▶ [EXTRACTED RECORDS]:
** start **

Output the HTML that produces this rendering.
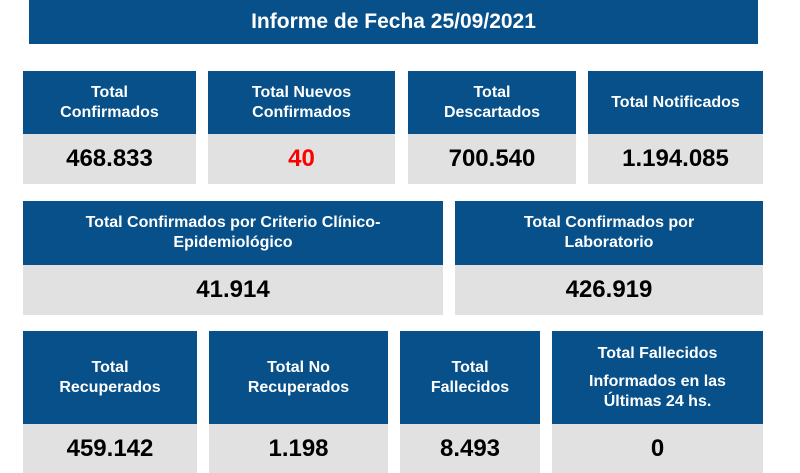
<!DOCTYPE html>
<html><head><meta charset="utf-8"><style>
body{margin:0;width:800px;height:473px;background:#fff;overflow:hidden;position:relative;font-family:"Liberation Sans",Arial,sans-serif;}
.t{position:absolute;left:29px;top:0;width:729px;height:44px;background:#07508a;color:#fff;font-weight:bold;font-size:21px;display:flex;align-items:center;justify-content:center;}
.c{position:absolute;}
.h{background:#07508a;color:#fff;font-weight:bold;font-size:16px;line-height:20px;display:flex;align-items:center;justify-content:center;text-align:center;}
.h span{display:block;}
.v{background:#e1e1e1;color:#000;font-weight:bold;font-size:24px;display:flex;align-items:center;justify-content:center;}
</style></head><body>
<div class="t">Informe de Fecha 25/09/2021</div>
<div id="cards"></div>
<script>
const cards=[
[23,71,173,63,50,"Total<br>Confirmados","468.833",""],
[208,71,187,63,50,"Total Nuevos<br>Confirmados","40","#f00"],
[408,71,168,63,50,"Total<br>Descartados","700.540",""],
[588,71,175,63,50,"Total Notificados","1.194.085",""],
[23,201,420,64,50,"Total Confirmados por Criterio Clínico-<br>Epidemiológico","41.914",""],
[455,201,308,64,50,"Total Confirmados por<br>Laboratorio","426.919",""],
[23,331,174,93,49,"Total<br>Recuperados","459.142",""],
[209,331,179,93,49,"Total No<br>Recuperados","1.198",""],
[400,331,140,93,49,"Total<br>Fallecidos","8.493",""],
[552,331,211,93,49,"Total Fallecidos<span style='height:8px'></span>Informados en las<br>Últimas 24 hs.","0",""]];
const root=document.getElementById('cards');
cards.forEach((d,i)=>{
const c=document.createElement('div');c.className='c';


c.style.cssText=`left:${d[0]}px;top:${d[1]}px;width:${d[2]}px;`;
const h=document.createElement('div');h.className='h';h.style.height=d[3]+'px';
h.innerHTML='<span>'+d[5]+'</span>';


const v=document.createElement('div');v.className='v';v.style.height=d[4]+'px';v.textContent=d[6];if(d[7])v.style.color=d[7];


c.appendChild(h);c.appendChild(v);root.appendChild(c);});
</script>
</body></html>
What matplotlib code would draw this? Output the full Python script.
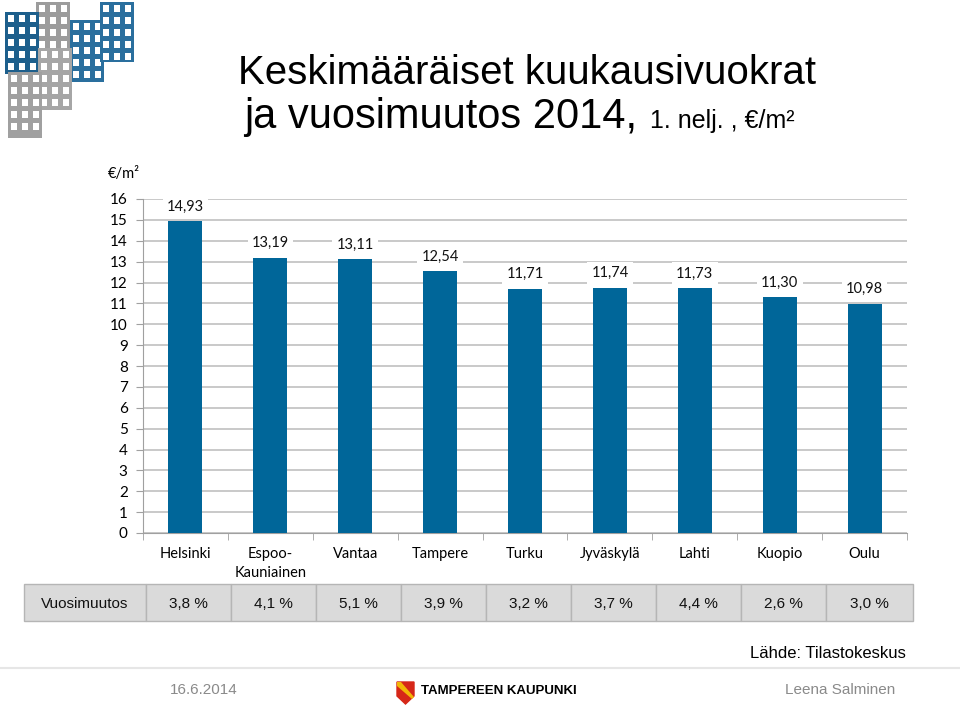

** end **

▶ [WRITTEN TASK]: Your copy of the data above should match it exactly, except that pictures are left out.

▶ [CORRECT RESPONSE]:
Output the HTML that produces this rendering.
<!DOCTYPE html>
<html><head><meta charset="utf-8"><style>
body{margin:0;width:800px;height:473px;background:#fff;overflow:hidden;position:relative;font-family:"Liberation Sans",Arial,sans-serif;}
.t{position:absolute;left:29px;top:0;width:729px;height:44px;background:#07508a;color:#fff;font-weight:bold;font-size:21px;display:flex;align-items:center;justify-content:center;}
.c{position:absolute;}
.h{background:#07508a;color:#fff;font-weight:bold;font-size:16px;line-height:20px;display:flex;align-items:center;justify-content:center;text-align:center;}
.h span{display:block;}
.v{background:#e1e1e1;color:#000;font-weight:bold;font-size:24px;display:flex;align-items:center;justify-content:center;}
</style></head><body>
<div class="t">Informe de Fecha 25/09/2021</div>
<div id="cards"></div>
<script>
const cards=[
[23,71,173,63,50,"Total<br>Confirmados","468.833",""],
[208,71,187,63,50,"Total Nuevos<br>Confirmados","40","#f00"],
[408,71,168,63,50,"Total<br>Descartados","700.540",""],
[588,71,175,63,50,"Total Notificados","1.194.085",""],
[23,201,420,64,50,"Total Confirmados por Criterio Clínico-<br>Epidemiológico","41.914",""],
[455,201,308,64,50,"Total Confirmados por<br>Laboratorio","426.919",""],
[23,331,174,93,49,"Total<br>Recuperados","459.142",""],
[209,331,179,93,49,"Total No<br>Recuperados","1.198",""],
[400,331,140,93,49,"Total<br>Fallecidos","8.493",""],
[552,331,211,93,49,"Total Fallecidos<span style='height:8px'></span>Informados en las<br>Últimas 24 hs.","0",""]];
const root=document.getElementById('cards');
cards.forEach((d,i)=>{
const c=document.createElement('div');c.className='c';


c.style.cssText=`left:${d[0]}px;top:${d[1]}px;width:${d[2]}px;`;
const h=document.createElement('div');h.className='h';h.style.height=d[3]+'px';
h.innerHTML='<span>'+d[5]+'</span>';


const v=document.createElement('div');v.className='v';v.style.height=d[4]+'px';v.textContent=d[6];if(d[7])v.style.color=d[7];


c.appendChild(h);c.appendChild(v);root.appendChild(c);});
</script>
</body></html>
What matplotlib code would draw this? Output the full Python script.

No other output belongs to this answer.